Reis ve onun yanındakiler, beraberlerinde bitkiler, ağaçlar ve hayvanlar getirmişler, fakat bunların hepsi zamanla zor koşullar altında ölmüşlerdir. Hotu Matua öleceğini hissettiğinde, adayı oğullarının arasında pay etmiştir. Bu adada yaşayan on veya on iki kabilenin kökenini oluşturmuştur.
Bu Polinezya yerlilerinin Paskalya Adası’nın ilk sakinleri olduğunu iddia eden teoriyi sağlamlaştırmaktadır. Ada yerlilerinin kökenleri üzerindeki bu fikir ayrılıkları, genelde okyanus adaları halklarının kökenleri üzerindeki tartışmaları yansıtmaktadır. İlk yazarlar, onların Amerika’dan geldiklerini iddia etmişlerdir. Birçok uzman ise bu görüşü reddetmiş, ancak Thor Heyerdahl 1947 yılında Kon-Tiki adını verdiği bir sal ile Peru’dan Tuamotu Takımadaları’na ulaşarak bunun mümkün olabileceğini kanıtlamıştır.

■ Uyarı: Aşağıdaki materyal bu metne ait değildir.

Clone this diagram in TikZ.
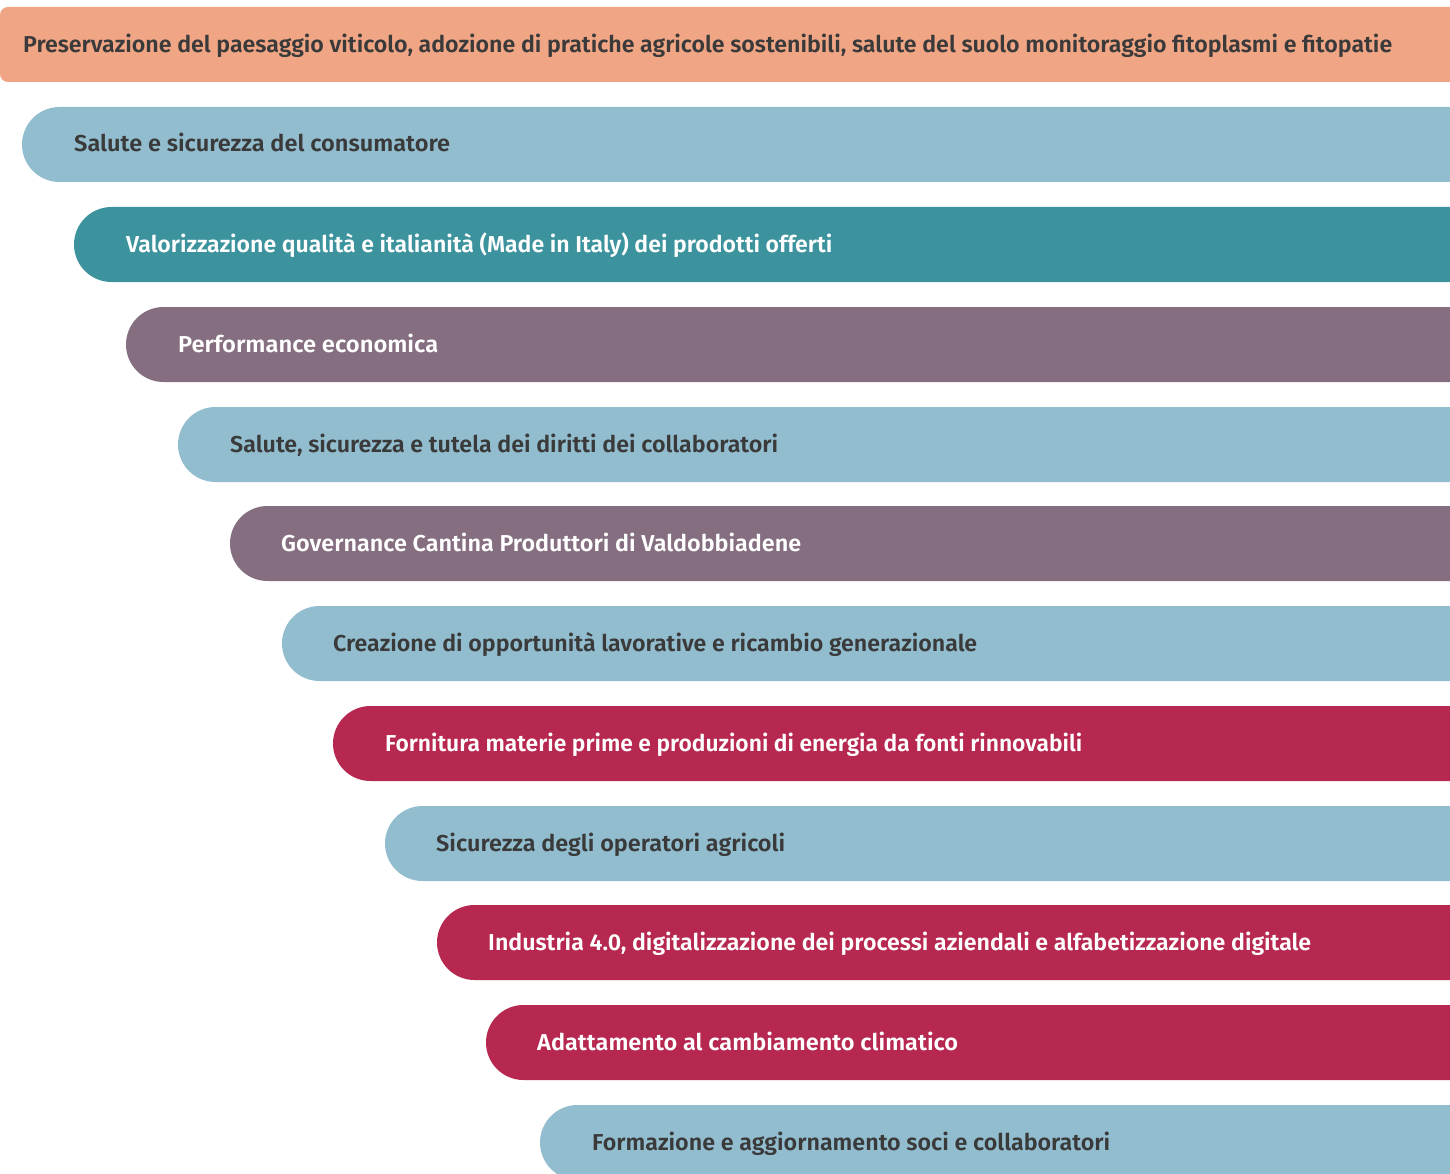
\documentclass[tikz,border=0pt]{standalone}
\usepackage{fontspec}
\usepackage{graphicx}
\newfontfamily\lab{Fira Sans SemiBold}
\definecolor{cOrange}{RGB}{240,165,132}
\definecolor{cBlue}{RGB}{145,189,207}
\definecolor{cTeal}{RGB}{60,147,157}
\definecolor{cPurple}{RGB}{132,110,128}
\definecolor{cRed}{RGB}{183,40,80}
\definecolor{txtDark}{RGB}{58,58,58}
\newcommand\fitw[2]{\resizebox{#1pt}{\height}{#2}}
\tikzset{
  lbl/.style={anchor=base west, inner sep=0pt, font=\lab\fontsize{23}{23}\selectfont},
  dk/.style={lbl, text=txtDark},
  wt/.style={lbl, text=white},
  pill/.style={rounded corners=37.5pt}
}
\begin{document}
\begin{tikzpicture}[x=1pt,y=-1pt]
\useasboundingbox (0,0) rectangle (1450,1174);
\clip (0,0) rectangle (1450,1174);
% top bar
\fill[cOrange, rounded corners=8pt] (0,7) rectangle (1500,82);
\node[dk] (t0) at (23,52.5) {\fitw{1369}{Preservazione del paesaggio viticolo, adozione di pratiche agricole sostenibili, salute del suolo monitoraggio fitoplasmi e fitopatie}};
% pills
\fill[cBlue, pill]   (22,107)  rectangle (1500,182);
\fill[cTeal, pill]   (74,207)  rectangle (1500,282);
\fill[cPurple, pill] (126,307) rectangle (1500,382);
\fill[cBlue, pill]   (178,407) rectangle (1500,482);
\fill[cPurple, pill] (230,506) rectangle (1500,581);
\fill[cBlue, pill]   (282,606) rectangle (1500,681);
\fill[cRed, pill]    (333,706) rectangle (1500,781);
\fill[cBlue, pill]   (385,806) rectangle (1500,881);
\fill[cRed, pill]    (437,905) rectangle (1500,980);
\fill[cRed, pill]    (486,1005) rectangle (1500,1080);
\fill[cBlue, pill]   (540,1105) rectangle (1500,1180);
% labels
\node[dk] (t1) at (74,152)   {\fitw{376}{Salute e sicurezza del consumatore}};
\node[wt] (t2) at (126,252)  {\fitw{706}{Valorizzazione qualità e italianità (Made in Italy) dei prodotti offerti}};
\node[wt] (t3) at (178,352)  {\fitw{260}{Performance economica}};
\node[dk] (t4) at (230,452)  {\fitw{548}{Salute, sicurezza e tutela dei diritti dei collaboratori}};
\node[wt] (t5) at (281,551)  {\fitw{520}{Governance Cantina Produttori di Valdobbiadene}};
\node[dk] (t6) at (333,651)  {\fitw{644}{Creazione di opportunità lavorative e ricambio generazionale}};
\node[wt] (t7) at (385,751)  {\fitw{697}{Fornitura materie prime e produzioni di energia da fonti rinnovabili}};
\node[dk] (t8) at (436,851)  {\fitw{349}{Sicurezza degli operatori agricoli}};
\node[wt] (t9) at (488,950)  {\fitw{823}{Industria 4.0, digitalizzazione dei processi aziendali e alfabetizzazione digitale}};
\node[wt] (t10) at (537,1050) {\fitw{421}{Adattamento al cambiamento climatico}};
\node[dk] (t11) at (592,1150) {\fitw{518}{Formazione e aggiornamento soci e collaboratori}};
\end{tikzpicture}
\end{document}
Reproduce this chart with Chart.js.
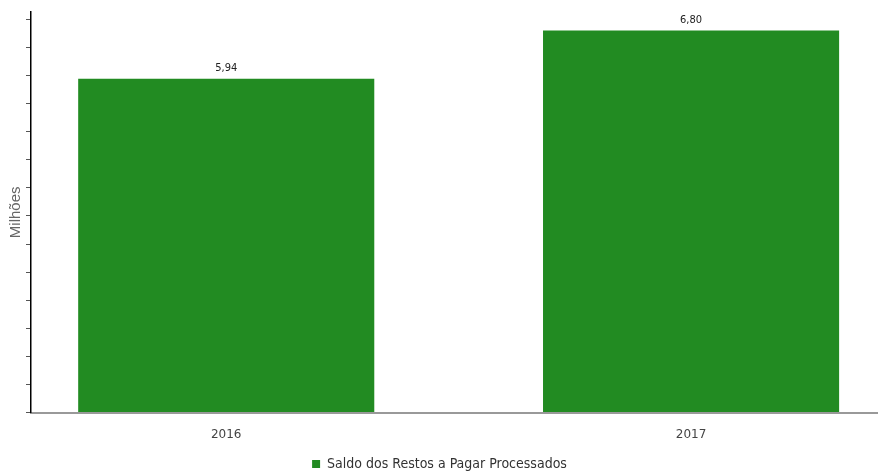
<!DOCTYPE html>
<html>
<head>
<meta charset="utf-8">
<script src="https://cdn.jsdelivr.net/npm/chart.js@4/dist/chart.umd.min.js"></script>
<style>
  body { margin: 0; background: #fff; }
  #wrap { width: 881px; height: 475px; }
</style>
</head>
<body>
<div id="wrap"><canvas id="chart"></canvas></div>
<script>
// === Data ===
const years = [2016, 2017];
const saldo = [5.94, 6.80];
const seriesName = 'Saldo dos Restos a Pagar Processados';
const yTickStep = 0.5;
const yTickMax = 7;

// value labels above bars
const valueLabels = {
  id: 'valueLabels',
  afterDatasetsDraw(chart) {
    const ctx = chart.ctx;
    const meta = chart.getDatasetMeta(0);
    ctx.save();
    ctx.font = '11px "DejaVu Sans Condensed", "DejaVu Sans", sans-serif';
    ctx.fillStyle = '#222';
    ctx.textAlign = 'center';
    ctx.textBaseline = 'bottom';
    meta.data.forEach((bar, i) => {
      const txt = saldo[i].toFixed(2).replace('.', ',');
      ctx.fillText(txt, bar.x, bar.y - 5);
    });
    ctx.restore();
  }
};

// nudge legend a bit lower, closer to the bottom edge
const legendNudge = {
  id: 'legendNudge',
  afterLayout(chart) {
    chart.legend.top += 8;
    chart.legend.bottom += 8;
  }
};

new Chart(document.getElementById('chart'), {
  type: 'bar',
  data: {
    datasets: [{
      label: seriesName,
      data: years.map((y, i) => ({ x: y, y: saldo[i] })),
      backgroundColor: '#228B22',
      borderWidth: 0,
      barPercentage: 0.637,
      categoryPercentage: 1
    }]
  },
  options: {
    responsive: true,
    maintainAspectRatio: false,
    animation: false,
    layout: { padding: { left: 2, right: 4, top: 12, bottom: 2 } },
    scales: {
      x: {
        type: 'linear',
        offset: false,
        min: 2015.58,
        max: 2017.4,
        afterBuildTicks: (axis) => { axis.ticks = years.map(v => ({ value: v })); },
        grid: { display: false },
        border: { color: '#999', width: 2 },
        ticks: {
          padding: 7,
          color: '#444',
          font: { family: '"DejaVu Sans", sans-serif', size: 12 },
          callback: (v) => String(v)
        }
      },
      y: {
        min: 0,
        max: 7.13,
        afterBuildTicks: (axis) => {
          const t = [];
          for (let v = 0; v <= yTickMax; v += yTickStep) t.push({ value: v });
          axis.ticks = t;
        },
        grid: { drawOnChartArea: false, drawTicks: true, tickLength: 5, color: '#555' },
        border: { color: '#000', width: 1.5 },
        ticks: { display: false },
        title: {
          display: true,
          text: 'Milhões',
          color: '#666',
          padding: { top: 5, bottom: 1 },
          font: { family: '"Liberation Sans", Arial, sans-serif', size: 15 }
        }
      }
    },
    plugins: {
      tooltip: { enabled: false },
      legend: {
        position: 'bottom',
        labels: {
          boxWidth: 8,
          boxHeight: 8,
          color: '#333',
          padding: 0,
          font: { family: '"DejaVu Sans Condensed", "Liberation Sans Narrow", sans-serif', size: 14 }
        }
      }
    }
  },
  plugins: [valueLabels, legendNudge]
});
</script>
</body>
</html>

Heyerdahl ve ellerinde yalnızca zıpkın olan 5 kişilik mürettebatı yaklaşık 101 gün süren bu yolculuk sırasında dev gibi bu köpek balığıyla boğuştu, içme suyu iki ay içinde tuzlandı ama yağmur sayesinde su stokları yenilendi. Kahvaltı çoğu kez palamut ve gece boyunca güverteye düşen uçan balıktan oluşuyordu.
Heyerdahl’ın hipotezi birçok varsayıma dayanmaktadır. Bunlar, on altıncı yüzyıldaki İspanyol fatihlerinin belgelerinden alınan İnkalar ile ilgili efsanelere, Pasifik akıntılarının incelenmesine, bazı botanik bilgilerine ve kan grupları analizlerine da-yanmaktadır. Fakat onun iddialarını destekleyen en önemli husus, Vinapu adlı İnka tapınağı ve adada bulunan İnka tarzı heykellerdir.
Diğer araştırmacılar ise bu görüşe pek güvenmemişlerdir. Bir kere, Amerikalı yerliler iyi denizciler değillerdi. Daha dağları aşmayan Güney Amerikalılar nasıl olur da okyanusu geçebilirlerdi? Öte yandan, Polinezya Takımadaları kendilerini Güney Amerika’dan ayıran bir birlik içinde idiler ve Paskalya Adası da bu birliğin kültürel, coğrafi ve dil açısından bir parçası durumundaydı. Ayrıca Paskalya Adası’nda İnka uygarlığının en tipik iki ürününün, çömlekçilik ve tekstilin hiçbir izine de rastlamamıştı.
Heyerdahl’ın 1955-1956 keşif seferi ile başlayan bilimsel çözümlemeler furyası, sonunda Paskalya Adası’na ilk yerleşenlerin Güney Amerikalılar değil Polinezyalılar olduğu konusunda güçlü bir uzlaşıyla sonuçlandı. Günümüzde, adaya M.S. 690 yılları civarında Batı’dan gelen kimselerce yerleşildiği kabul edilmektedir. Bu tarih, Vinapu diye de bilinen “ahu”nun kuruluş tarihidir. Bu da, Vinapu’nun henüz İnka uygarlığı ortada yokken yapılmış olduğunu göstermektedir.
Rano Kao kraterine ve Orongo yakınlarındaki Kuş-Adam kasabasına bakıldığında, biri birlerine yakın bir şekilde sıralanmış resimli kayalar görülür. Bu şekillerin kuş-tanrı Makemake’ye şükranlarını sunmak isteyen putperestlerce yapıldığı sanılmaktadır.